WRITTEN REQUEST: Return all of the data exactly as written, without the pictures.
-- Begin --
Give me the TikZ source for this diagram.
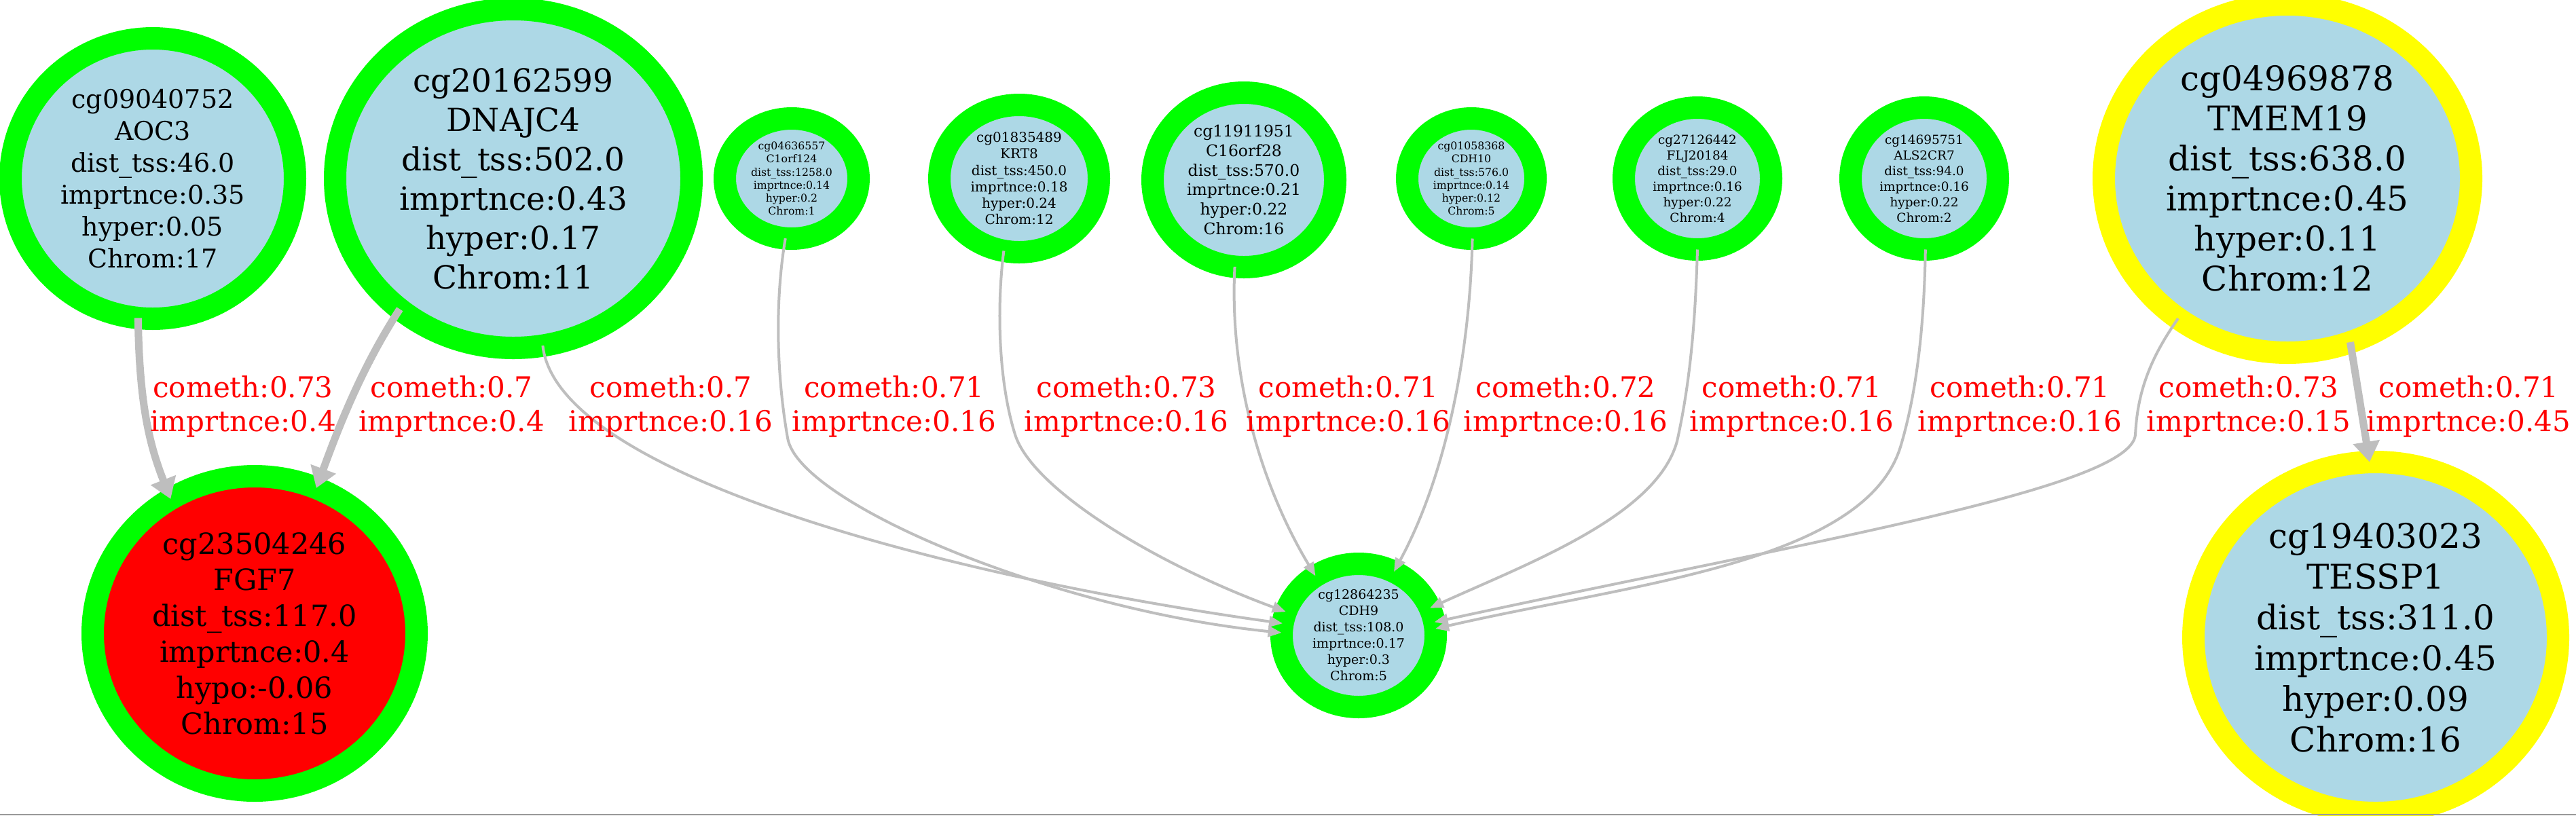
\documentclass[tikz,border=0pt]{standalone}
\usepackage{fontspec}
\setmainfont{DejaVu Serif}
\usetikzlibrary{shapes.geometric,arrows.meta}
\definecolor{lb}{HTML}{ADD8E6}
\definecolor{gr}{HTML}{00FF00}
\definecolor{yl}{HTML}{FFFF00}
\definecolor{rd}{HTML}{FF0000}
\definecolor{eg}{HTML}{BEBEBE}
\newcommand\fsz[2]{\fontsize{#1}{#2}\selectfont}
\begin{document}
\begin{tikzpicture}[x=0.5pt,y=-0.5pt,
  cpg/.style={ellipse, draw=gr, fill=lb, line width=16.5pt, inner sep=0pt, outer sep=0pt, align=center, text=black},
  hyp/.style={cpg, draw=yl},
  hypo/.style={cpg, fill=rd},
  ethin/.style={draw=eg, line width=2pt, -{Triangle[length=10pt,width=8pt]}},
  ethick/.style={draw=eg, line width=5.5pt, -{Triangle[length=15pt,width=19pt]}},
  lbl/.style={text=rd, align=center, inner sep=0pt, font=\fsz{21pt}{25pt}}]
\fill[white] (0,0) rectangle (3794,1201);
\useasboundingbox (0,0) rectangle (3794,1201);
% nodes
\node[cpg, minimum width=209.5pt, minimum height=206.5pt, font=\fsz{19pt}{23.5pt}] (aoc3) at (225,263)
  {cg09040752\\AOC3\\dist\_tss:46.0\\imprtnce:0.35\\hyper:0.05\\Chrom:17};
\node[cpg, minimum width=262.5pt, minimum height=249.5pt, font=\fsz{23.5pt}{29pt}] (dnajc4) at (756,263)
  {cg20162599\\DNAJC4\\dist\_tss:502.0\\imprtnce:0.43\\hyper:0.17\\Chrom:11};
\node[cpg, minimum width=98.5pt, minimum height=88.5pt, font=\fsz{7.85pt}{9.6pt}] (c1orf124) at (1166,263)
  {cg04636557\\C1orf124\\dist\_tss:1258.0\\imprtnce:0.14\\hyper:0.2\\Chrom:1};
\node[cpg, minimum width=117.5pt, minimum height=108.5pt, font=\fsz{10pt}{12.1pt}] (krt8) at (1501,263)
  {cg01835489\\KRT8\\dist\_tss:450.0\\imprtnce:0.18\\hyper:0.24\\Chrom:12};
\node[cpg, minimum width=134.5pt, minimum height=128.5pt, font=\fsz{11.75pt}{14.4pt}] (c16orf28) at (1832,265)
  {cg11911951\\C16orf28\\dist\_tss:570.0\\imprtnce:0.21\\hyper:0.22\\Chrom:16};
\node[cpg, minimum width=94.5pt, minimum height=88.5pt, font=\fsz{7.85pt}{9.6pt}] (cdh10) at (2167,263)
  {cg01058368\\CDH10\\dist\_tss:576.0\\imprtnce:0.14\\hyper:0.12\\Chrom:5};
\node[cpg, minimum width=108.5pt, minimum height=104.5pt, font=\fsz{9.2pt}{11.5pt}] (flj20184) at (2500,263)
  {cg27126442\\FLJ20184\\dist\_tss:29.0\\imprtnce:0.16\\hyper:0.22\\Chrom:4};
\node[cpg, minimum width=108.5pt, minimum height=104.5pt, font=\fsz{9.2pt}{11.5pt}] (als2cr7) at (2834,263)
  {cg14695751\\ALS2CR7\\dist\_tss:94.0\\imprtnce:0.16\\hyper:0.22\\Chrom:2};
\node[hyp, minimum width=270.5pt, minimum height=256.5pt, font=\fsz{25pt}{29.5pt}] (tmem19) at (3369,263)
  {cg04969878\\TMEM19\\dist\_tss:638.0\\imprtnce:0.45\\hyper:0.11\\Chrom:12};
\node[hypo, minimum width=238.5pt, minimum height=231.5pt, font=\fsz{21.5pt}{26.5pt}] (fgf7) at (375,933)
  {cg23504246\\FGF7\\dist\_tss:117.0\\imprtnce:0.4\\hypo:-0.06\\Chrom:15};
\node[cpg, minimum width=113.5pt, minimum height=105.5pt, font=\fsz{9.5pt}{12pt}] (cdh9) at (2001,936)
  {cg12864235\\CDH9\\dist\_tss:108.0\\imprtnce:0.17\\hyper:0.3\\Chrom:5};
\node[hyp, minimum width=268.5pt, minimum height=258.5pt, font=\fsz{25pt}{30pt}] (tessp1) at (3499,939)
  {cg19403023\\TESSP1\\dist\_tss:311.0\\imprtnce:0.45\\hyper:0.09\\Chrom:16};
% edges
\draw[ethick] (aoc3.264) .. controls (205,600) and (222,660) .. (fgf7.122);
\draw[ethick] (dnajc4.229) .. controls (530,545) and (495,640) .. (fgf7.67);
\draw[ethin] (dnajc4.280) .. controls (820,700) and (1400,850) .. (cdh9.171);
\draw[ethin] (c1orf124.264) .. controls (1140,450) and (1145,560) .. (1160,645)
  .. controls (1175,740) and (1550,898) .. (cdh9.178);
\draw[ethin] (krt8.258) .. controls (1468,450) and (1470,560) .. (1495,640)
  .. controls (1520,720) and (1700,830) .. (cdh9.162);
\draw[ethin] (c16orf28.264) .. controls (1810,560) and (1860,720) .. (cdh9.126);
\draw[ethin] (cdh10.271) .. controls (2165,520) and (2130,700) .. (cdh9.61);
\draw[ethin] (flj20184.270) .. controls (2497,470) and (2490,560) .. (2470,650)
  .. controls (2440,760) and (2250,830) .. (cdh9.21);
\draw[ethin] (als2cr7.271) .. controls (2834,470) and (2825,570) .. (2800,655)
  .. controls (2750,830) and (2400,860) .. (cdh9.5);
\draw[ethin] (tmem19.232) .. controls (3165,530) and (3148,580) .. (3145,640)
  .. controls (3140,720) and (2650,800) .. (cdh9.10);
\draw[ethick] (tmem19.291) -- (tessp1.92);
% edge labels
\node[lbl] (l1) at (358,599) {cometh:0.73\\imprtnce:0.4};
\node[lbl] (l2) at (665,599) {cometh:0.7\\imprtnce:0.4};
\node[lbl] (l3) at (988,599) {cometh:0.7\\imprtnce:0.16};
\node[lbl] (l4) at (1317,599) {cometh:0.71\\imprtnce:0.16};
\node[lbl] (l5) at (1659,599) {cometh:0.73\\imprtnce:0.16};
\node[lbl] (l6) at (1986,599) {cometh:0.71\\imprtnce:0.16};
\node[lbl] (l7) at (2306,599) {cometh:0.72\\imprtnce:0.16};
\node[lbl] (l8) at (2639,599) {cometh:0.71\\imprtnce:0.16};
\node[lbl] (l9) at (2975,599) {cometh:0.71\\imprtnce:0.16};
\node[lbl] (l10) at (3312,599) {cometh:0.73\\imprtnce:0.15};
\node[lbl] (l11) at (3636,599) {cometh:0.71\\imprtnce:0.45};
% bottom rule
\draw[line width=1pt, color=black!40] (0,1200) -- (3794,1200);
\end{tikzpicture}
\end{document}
-- End --
ANSWER TO THIS EXERCISE:
Give me the TikZ source for this diagram.
\documentclass[tikz,border=0pt]{standalone}
\usepackage{fontspec}
\setmainfont{DejaVu Serif}
\usetikzlibrary{shapes.geometric,arrows.meta}
\definecolor{lb}{HTML}{ADD8E6}
\definecolor{gr}{HTML}{00FF00}
\definecolor{yl}{HTML}{FFFF00}
\definecolor{rd}{HTML}{FF0000}
\definecolor{eg}{HTML}{BEBEBE}
\newcommand\fsz[2]{\fontsize{#1}{#2}\selectfont}
\begin{document}
\begin{tikzpicture}[x=0.5pt,y=-0.5pt,
  cpg/.style={ellipse, draw=gr, fill=lb, line width=16.5pt, inner sep=0pt, outer sep=0pt, align=center, text=black},
  hyp/.style={cpg, draw=yl},
  hypo/.style={cpg, fill=rd},
  ethin/.style={draw=eg, line width=2pt, -{Triangle[length=10pt,width=8pt]}},
  ethick/.style={draw=eg, line width=5.5pt, -{Triangle[length=15pt,width=19pt]}},
  lbl/.style={text=rd, align=center, inner sep=0pt, font=\fsz{21pt}{25pt}}]
\fill[white] (0,0) rectangle (3794,1201);
\useasboundingbox (0,0) rectangle (3794,1201);
% nodes
\node[cpg, minimum width=209.5pt, minimum height=206.5pt, font=\fsz{19pt}{23.5pt}] (aoc3) at (225,263)
  {cg09040752\\AOC3\\dist\_tss:46.0\\imprtnce:0.35\\hyper:0.05\\Chrom:17};
\node[cpg, minimum width=262.5pt, minimum height=249.5pt, font=\fsz{23.5pt}{29pt}] (dnajc4) at (756,263)
  {cg20162599\\DNAJC4\\dist\_tss:502.0\\imprtnce:0.43\\hyper:0.17\\Chrom:11};
\node[cpg, minimum width=98.5pt, minimum height=88.5pt, font=\fsz{7.85pt}{9.6pt}] (c1orf124) at (1166,263)
  {cg04636557\\C1orf124\\dist\_tss:1258.0\\imprtnce:0.14\\hyper:0.2\\Chrom:1};
\node[cpg, minimum width=117.5pt, minimum height=108.5pt, font=\fsz{10pt}{12.1pt}] (krt8) at (1501,263)
  {cg01835489\\KRT8\\dist\_tss:450.0\\imprtnce:0.18\\hyper:0.24\\Chrom:12};
\node[cpg, minimum width=134.5pt, minimum height=128.5pt, font=\fsz{11.75pt}{14.4pt}] (c16orf28) at (1832,265)
  {cg11911951\\C16orf28\\dist\_tss:570.0\\imprtnce:0.21\\hyper:0.22\\Chrom:16};
\node[cpg, minimum width=94.5pt, minimum height=88.5pt, font=\fsz{7.85pt}{9.6pt}] (cdh10) at (2167,263)
  {cg01058368\\CDH10\\dist\_tss:576.0\\imprtnce:0.14\\hyper:0.12\\Chrom:5};
\node[cpg, minimum width=108.5pt, minimum height=104.5pt, font=\fsz{9.2pt}{11.5pt}] (flj20184) at (2500,263)
  {cg27126442\\FLJ20184\\dist\_tss:29.0\\imprtnce:0.16\\hyper:0.22\\Chrom:4};
\node[cpg, minimum width=108.5pt, minimum height=104.5pt, font=\fsz{9.2pt}{11.5pt}] (als2cr7) at (2834,263)
  {cg14695751\\ALS2CR7\\dist\_tss:94.0\\imprtnce:0.16\\hyper:0.22\\Chrom:2};
\node[hyp, minimum width=270.5pt, minimum height=256.5pt, font=\fsz{25pt}{29.5pt}] (tmem19) at (3369,263)
  {cg04969878\\TMEM19\\dist\_tss:638.0\\imprtnce:0.45\\hyper:0.11\\Chrom:12};
\node[hypo, minimum width=238.5pt, minimum height=231.5pt, font=\fsz{21.5pt}{26.5pt}] (fgf7) at (375,933)
  {cg23504246\\FGF7\\dist\_tss:117.0\\imprtnce:0.4\\hypo:-0.06\\Chrom:15};
\node[cpg, minimum width=113.5pt, minimum height=105.5pt, font=\fsz{9.5pt}{12pt}] (cdh9) at (2001,936)
  {cg12864235\\CDH9\\dist\_tss:108.0\\imprtnce:0.17\\hyper:0.3\\Chrom:5};
\node[hyp, minimum width=268.5pt, minimum height=258.5pt, font=\fsz{25pt}{30pt}] (tessp1) at (3499,939)
  {cg19403023\\TESSP1\\dist\_tss:311.0\\imprtnce:0.45\\hyper:0.09\\Chrom:16};
% edges
\draw[ethick] (aoc3.264) .. controls (205,600) and (222,660) .. (fgf7.122);
\draw[ethick] (dnajc4.229) .. controls (530,545) and (495,640) .. (fgf7.67);
\draw[ethin] (dnajc4.280) .. controls (820,700) and (1400,850) .. (cdh9.171);
\draw[ethin] (c1orf124.264) .. controls (1140,450) and (1145,560) .. (1160,645)
  .. controls (1175,740) and (1550,898) .. (cdh9.178);
\draw[ethin] (krt8.258) .. controls (1468,450) and (1470,560) .. (1495,640)
  .. controls (1520,720) and (1700,830) .. (cdh9.162);
\draw[ethin] (c16orf28.264) .. controls (1810,560) and (1860,720) .. (cdh9.126);
\draw[ethin] (cdh10.271) .. controls (2165,520) and (2130,700) .. (cdh9.61);
\draw[ethin] (flj20184.270) .. controls (2497,470) and (2490,560) .. (2470,650)
  .. controls (2440,760) and (2250,830) .. (cdh9.21);
\draw[ethin] (als2cr7.271) .. controls (2834,470) and (2825,570) .. (2800,655)
  .. controls (2750,830) and (2400,860) .. (cdh9.5);
\draw[ethin] (tmem19.232) .. controls (3165,530) and (3148,580) .. (3145,640)
  .. controls (3140,720) and (2650,800) .. (cdh9.10);
\draw[ethick] (tmem19.291) -- (tessp1.92);
% edge labels
\node[lbl] (l1) at (358,599) {cometh:0.73\\imprtnce:0.4};
\node[lbl] (l2) at (665,599) {cometh:0.7\\imprtnce:0.4};
\node[lbl] (l3) at (988,599) {cometh:0.7\\imprtnce:0.16};
\node[lbl] (l4) at (1317,599) {cometh:0.71\\imprtnce:0.16};
\node[lbl] (l5) at (1659,599) {cometh:0.73\\imprtnce:0.16};
\node[lbl] (l6) at (1986,599) {cometh:0.71\\imprtnce:0.16};
\node[lbl] (l7) at (2306,599) {cometh:0.72\\imprtnce:0.16};
\node[lbl] (l8) at (2639,599) {cometh:0.71\\imprtnce:0.16};
\node[lbl] (l9) at (2975,599) {cometh:0.71\\imprtnce:0.16};
\node[lbl] (l10) at (3312,599) {cometh:0.73\\imprtnce:0.15};
\node[lbl] (l11) at (3636,599) {cometh:0.71\\imprtnce:0.45};
% bottom rule
\draw[line width=1pt, color=black!40] (0,1200) -- (3794,1200);
\end{tikzpicture}
\end{document}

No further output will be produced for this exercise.